Evil, of course, because we don’t want any of this to happen. But so it goes.
Comments
By George Taylor
Posted on Jan. 15, 2007
Any prudent observer would consider the possibility that fossil fuels might run short within years and very short within decades. Given that we depend on oil, natural gas, and coal for 90 percent of our energy, we could be facing the most catastrophic change in modern history. Equally scary, even should more fossil fuels be discovered, burning them without storing away the carbon dioxide they produce could cause global warming.
The False Ways Out
Many purported ways out are false hopes, either because they are too small to matter or because they have a fatal flaw.
- Hydroelectric power is low-cost, but cannot be expanded.
- Geothermal is available in only a few locations, and likewise cannot be expanded.
- Wind has huge potential capacity, but even in the best locations only blows fast enough to turn the windmills one-third of the time. Its fatal flaw is that we have no storage mechanism for electricity today, and none of the proposed ones would return more than 25 percent of the energy that goes in. The electricity produced by windmills could be used to make liquid fuels, but such transformations are very wasteful. If battery technology improves enough, hybrid-electric or pure electric vehicles may be the wave of the future, and full-time electric power plants (such as coal or nuclear) would avoid the conversions required by intermittent ones, such as wind or solar.
- Photovoltaic solar is many times more expensive than competing technologies, and will remain so indefinitely because sunlight is weak, the physical infrastructure costs are huge, and the sun delivers only about two thousand effective hours per year (25 percent), even in the desert. Plus, solar has the same flaw as wind: we can’t store it. Thus, while it may address peak electricity demand on a summer afternoon, it would not be reliable enough to power the world.

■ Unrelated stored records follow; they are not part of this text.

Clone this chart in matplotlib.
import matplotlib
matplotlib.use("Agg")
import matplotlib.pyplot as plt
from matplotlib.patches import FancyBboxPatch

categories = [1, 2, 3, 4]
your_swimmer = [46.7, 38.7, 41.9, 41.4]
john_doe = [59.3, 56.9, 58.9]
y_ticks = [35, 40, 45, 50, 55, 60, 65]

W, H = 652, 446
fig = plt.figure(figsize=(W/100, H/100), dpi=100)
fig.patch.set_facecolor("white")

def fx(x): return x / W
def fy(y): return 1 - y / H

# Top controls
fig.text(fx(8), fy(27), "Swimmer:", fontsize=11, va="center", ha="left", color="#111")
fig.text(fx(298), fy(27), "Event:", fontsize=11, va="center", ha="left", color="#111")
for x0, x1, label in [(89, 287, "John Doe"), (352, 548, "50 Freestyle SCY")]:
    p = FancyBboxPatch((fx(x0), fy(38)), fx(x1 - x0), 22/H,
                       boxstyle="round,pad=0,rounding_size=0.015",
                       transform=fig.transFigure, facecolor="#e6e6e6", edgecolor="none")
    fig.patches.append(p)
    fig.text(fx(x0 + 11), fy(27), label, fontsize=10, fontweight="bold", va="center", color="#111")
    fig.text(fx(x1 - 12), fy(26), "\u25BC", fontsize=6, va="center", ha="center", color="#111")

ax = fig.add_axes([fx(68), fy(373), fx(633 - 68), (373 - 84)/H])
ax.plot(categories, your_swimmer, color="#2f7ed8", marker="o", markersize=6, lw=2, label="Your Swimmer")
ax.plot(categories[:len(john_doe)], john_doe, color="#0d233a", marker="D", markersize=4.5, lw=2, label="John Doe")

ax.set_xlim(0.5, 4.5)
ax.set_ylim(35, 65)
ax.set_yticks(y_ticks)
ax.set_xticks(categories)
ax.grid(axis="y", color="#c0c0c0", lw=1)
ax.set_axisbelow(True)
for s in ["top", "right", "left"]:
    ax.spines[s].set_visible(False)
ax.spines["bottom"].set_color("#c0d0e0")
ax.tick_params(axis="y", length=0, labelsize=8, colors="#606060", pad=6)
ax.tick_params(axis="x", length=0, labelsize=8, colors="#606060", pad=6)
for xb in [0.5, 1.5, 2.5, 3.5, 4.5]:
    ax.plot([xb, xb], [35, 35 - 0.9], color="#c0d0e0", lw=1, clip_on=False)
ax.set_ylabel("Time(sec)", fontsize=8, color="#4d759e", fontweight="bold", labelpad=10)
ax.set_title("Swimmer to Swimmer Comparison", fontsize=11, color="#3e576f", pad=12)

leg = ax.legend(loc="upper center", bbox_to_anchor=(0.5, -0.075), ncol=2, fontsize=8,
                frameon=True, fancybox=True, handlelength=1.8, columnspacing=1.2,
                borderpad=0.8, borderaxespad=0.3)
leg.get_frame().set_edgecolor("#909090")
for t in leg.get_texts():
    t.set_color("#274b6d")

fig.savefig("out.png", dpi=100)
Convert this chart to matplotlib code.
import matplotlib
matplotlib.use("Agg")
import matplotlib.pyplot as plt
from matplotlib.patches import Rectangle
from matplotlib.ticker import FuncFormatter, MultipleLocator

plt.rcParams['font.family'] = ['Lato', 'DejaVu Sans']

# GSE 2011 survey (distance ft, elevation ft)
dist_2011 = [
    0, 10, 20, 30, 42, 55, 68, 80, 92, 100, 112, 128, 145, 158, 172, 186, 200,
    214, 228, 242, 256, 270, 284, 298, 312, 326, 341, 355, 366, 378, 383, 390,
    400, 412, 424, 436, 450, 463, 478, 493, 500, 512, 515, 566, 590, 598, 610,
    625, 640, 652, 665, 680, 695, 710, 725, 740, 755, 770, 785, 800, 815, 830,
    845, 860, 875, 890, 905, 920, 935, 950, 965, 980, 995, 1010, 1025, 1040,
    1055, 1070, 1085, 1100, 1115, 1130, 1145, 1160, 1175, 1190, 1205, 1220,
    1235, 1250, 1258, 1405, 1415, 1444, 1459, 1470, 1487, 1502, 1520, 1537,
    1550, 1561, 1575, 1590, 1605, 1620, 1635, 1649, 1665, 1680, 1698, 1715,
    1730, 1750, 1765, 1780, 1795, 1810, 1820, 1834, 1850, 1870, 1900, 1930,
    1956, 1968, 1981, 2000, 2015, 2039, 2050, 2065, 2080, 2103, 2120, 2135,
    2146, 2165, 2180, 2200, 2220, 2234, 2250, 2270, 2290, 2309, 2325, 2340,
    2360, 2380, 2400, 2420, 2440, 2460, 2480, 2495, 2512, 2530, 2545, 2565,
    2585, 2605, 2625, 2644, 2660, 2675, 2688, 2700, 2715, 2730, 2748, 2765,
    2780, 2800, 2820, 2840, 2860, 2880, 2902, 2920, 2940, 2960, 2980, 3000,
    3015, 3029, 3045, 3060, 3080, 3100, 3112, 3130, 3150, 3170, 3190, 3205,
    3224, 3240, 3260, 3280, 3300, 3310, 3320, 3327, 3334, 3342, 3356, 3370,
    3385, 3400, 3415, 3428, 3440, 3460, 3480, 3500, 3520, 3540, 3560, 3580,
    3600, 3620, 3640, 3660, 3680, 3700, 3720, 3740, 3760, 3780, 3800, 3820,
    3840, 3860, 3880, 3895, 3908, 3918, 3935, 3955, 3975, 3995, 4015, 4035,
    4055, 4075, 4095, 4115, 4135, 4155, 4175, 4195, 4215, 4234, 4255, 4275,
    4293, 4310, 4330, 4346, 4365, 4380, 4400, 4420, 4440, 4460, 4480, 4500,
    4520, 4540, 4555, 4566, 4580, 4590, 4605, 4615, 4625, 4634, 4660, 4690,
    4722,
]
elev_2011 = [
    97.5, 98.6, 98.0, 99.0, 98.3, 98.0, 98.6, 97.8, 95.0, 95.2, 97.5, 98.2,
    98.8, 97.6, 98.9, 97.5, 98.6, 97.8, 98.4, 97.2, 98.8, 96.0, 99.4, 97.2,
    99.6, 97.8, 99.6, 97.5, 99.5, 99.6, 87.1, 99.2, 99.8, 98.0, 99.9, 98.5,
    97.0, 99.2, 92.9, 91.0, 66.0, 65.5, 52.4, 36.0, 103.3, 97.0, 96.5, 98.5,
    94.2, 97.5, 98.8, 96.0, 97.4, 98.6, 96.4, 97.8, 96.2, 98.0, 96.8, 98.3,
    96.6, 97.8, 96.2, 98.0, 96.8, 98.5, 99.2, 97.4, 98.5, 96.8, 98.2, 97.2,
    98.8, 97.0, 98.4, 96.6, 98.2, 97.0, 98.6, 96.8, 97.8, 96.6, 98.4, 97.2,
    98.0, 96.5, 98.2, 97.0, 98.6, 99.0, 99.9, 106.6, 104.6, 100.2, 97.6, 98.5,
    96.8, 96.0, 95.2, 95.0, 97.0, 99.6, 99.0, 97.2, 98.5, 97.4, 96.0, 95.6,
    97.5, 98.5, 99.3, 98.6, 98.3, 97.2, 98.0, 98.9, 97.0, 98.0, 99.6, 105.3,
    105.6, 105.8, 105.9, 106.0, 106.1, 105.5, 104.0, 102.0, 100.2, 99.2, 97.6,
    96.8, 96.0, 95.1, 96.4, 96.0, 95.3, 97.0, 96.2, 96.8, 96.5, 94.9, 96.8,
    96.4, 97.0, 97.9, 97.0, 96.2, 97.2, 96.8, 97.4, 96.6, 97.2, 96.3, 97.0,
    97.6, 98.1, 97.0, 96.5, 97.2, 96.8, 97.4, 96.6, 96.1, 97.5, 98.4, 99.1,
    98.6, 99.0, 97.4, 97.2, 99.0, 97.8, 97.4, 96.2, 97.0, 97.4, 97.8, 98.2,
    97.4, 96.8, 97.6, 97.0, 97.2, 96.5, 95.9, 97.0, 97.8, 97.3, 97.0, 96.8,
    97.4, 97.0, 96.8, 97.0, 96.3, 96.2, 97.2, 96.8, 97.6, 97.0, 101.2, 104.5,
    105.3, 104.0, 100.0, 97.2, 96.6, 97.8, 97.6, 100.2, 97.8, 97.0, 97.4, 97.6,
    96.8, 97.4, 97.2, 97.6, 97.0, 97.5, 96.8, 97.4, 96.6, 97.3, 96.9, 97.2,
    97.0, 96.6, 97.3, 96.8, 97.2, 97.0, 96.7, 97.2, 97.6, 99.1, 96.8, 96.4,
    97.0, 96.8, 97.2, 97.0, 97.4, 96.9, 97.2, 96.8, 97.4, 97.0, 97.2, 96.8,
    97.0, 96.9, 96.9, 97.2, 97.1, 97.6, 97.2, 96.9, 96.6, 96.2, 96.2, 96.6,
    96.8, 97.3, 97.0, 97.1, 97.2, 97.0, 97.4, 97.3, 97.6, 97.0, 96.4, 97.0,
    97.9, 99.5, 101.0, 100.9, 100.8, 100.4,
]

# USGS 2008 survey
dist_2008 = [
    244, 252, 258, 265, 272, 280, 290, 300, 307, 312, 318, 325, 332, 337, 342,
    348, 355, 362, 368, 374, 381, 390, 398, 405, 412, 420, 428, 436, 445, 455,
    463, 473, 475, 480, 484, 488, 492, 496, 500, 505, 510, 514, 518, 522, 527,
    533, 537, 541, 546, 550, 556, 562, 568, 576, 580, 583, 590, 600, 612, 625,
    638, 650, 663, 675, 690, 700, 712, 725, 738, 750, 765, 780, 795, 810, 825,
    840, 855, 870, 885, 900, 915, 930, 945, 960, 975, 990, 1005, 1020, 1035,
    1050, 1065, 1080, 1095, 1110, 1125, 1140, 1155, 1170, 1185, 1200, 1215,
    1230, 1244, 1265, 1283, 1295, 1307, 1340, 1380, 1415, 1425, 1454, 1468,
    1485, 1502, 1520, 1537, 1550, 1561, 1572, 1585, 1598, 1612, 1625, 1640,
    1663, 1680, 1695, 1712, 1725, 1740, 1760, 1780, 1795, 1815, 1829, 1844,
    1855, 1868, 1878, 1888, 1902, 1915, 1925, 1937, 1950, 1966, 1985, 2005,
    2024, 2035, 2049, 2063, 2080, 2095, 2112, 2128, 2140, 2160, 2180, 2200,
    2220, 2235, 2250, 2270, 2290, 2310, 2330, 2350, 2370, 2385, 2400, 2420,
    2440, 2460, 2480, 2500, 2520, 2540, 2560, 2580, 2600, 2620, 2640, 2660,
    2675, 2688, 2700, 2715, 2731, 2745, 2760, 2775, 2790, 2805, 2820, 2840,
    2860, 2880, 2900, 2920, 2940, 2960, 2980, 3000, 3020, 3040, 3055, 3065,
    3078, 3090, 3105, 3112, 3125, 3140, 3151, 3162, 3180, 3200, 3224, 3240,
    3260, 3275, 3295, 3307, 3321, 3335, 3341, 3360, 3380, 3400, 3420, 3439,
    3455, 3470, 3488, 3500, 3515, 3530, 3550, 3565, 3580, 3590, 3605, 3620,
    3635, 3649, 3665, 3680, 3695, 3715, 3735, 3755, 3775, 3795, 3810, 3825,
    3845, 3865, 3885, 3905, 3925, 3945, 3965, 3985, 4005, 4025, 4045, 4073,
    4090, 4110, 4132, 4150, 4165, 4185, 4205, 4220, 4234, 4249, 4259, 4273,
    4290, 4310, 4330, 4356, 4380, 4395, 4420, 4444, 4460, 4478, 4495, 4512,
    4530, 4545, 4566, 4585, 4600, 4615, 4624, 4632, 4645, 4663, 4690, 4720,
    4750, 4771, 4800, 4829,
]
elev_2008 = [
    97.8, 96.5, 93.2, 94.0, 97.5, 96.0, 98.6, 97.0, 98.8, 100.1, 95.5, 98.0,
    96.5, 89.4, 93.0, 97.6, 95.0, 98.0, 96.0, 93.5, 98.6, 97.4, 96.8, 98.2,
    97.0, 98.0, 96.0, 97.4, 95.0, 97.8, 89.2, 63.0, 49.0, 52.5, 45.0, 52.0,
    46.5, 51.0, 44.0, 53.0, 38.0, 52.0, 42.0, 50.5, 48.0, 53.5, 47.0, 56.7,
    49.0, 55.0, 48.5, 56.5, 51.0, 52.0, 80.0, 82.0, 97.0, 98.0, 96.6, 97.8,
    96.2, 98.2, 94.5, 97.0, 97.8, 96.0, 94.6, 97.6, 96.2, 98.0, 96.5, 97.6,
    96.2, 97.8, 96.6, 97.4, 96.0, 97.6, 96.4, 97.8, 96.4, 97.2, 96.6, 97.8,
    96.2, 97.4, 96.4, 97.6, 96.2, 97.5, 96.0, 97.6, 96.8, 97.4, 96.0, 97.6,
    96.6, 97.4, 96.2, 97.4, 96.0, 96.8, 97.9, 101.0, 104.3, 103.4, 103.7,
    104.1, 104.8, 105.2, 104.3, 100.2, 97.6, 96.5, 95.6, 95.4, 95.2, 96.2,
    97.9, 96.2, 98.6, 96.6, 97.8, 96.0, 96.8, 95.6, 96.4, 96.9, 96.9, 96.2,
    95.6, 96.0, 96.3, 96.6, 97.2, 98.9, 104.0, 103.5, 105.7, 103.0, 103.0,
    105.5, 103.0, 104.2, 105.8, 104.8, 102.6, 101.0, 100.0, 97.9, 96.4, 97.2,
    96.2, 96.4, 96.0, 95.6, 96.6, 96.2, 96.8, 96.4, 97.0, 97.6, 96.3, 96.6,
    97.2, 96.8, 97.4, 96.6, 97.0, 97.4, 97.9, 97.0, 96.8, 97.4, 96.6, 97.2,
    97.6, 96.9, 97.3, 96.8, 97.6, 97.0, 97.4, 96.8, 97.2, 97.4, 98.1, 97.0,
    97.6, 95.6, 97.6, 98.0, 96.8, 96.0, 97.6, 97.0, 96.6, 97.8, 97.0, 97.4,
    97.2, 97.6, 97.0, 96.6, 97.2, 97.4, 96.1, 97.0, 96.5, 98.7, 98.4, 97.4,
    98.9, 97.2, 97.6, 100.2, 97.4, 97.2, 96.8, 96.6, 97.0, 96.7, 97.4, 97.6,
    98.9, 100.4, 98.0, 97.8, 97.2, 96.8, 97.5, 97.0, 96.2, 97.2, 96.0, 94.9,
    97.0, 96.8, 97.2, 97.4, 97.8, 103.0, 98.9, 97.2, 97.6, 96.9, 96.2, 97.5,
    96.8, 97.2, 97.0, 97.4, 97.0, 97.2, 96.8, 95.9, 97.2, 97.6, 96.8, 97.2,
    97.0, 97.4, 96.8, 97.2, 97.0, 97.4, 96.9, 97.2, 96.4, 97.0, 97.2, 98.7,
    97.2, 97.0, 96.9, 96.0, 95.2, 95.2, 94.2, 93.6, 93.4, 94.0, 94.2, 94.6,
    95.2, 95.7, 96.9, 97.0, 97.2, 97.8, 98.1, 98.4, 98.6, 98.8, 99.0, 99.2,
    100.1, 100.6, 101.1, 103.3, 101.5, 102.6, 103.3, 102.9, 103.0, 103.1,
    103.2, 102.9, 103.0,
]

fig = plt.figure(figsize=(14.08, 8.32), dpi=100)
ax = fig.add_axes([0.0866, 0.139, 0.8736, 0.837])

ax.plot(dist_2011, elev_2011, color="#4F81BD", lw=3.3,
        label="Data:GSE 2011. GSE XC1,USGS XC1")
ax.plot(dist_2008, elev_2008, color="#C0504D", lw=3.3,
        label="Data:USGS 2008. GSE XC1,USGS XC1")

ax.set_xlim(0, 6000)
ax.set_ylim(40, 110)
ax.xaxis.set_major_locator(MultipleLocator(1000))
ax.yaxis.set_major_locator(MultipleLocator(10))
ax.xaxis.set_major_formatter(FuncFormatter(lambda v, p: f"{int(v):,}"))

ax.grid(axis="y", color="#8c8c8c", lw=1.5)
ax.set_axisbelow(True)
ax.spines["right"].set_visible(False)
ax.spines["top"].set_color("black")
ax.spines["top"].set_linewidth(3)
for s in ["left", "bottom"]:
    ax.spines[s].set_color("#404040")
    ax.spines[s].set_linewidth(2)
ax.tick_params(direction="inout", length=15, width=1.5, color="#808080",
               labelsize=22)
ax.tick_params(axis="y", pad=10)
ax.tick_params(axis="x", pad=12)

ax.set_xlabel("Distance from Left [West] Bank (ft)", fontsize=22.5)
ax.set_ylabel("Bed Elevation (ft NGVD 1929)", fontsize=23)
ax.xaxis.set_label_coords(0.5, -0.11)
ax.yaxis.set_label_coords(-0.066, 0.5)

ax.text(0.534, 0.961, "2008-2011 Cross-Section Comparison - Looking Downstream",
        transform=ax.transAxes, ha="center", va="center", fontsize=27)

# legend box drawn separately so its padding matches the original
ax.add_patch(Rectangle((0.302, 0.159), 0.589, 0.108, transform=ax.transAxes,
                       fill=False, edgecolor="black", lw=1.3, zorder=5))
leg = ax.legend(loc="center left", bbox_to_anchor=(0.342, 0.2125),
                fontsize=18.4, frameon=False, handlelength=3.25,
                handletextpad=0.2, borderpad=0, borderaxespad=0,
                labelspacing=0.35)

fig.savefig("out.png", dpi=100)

- Biomass as currently practiced – corn ethanol or soybean diesel – produces such small net gains in energy that no amount of farmland could ever replace a meaningful portion of our fossil fuel consumption.
The Real Ways Out
Fortunately, we won’t have to live in the dark or melt all the glaciers. Conservation, efficiency, and nuclear power are real ways out.
Cutting demand (conservation) won’t be popular, but we could take at least one significant step – by curbing population growth. By 2050, the path we’re on will add 150 million people to the 300 million we reached in the U.S. this year. But the growth is driven almost entirely by immigration levels set by Congress, which Congress has the power to reduce. They just haven’t made the connection between population and energy.
Increased efficiency, particularly in transportation, space heating, and electric appliances, could generate huge savings, and many observers claim the first 50 percent reduction could be achieved with little impact on quality of life. Higher-mileage cars, better insulation, and more efficient lighting could go a long way.
But after all that, we will still need a massive source of reliable, long-lasting, low-pollution energy. And, except for a huge piece of luck, there might have been none. But we’re lucky, and one exists – nuclear fission fast reactors.
Not that all of this will be simple. The development of closed fuel cycles and fast reactors is not yet finished. But what’s left is engineering, not the discovery of new solutions. It will take decades to build a thousand reactors, but that just underlines the task’s urgency. We can’t wait until there’s a crisis to start developing solutions, and we can’t afford to waste time on false hopes.
George Taylor is a writer in Los Altos, California who is researching a book on the feasibility, economics, and environmental impacts of all practical sources of primary energy for the next 50 years.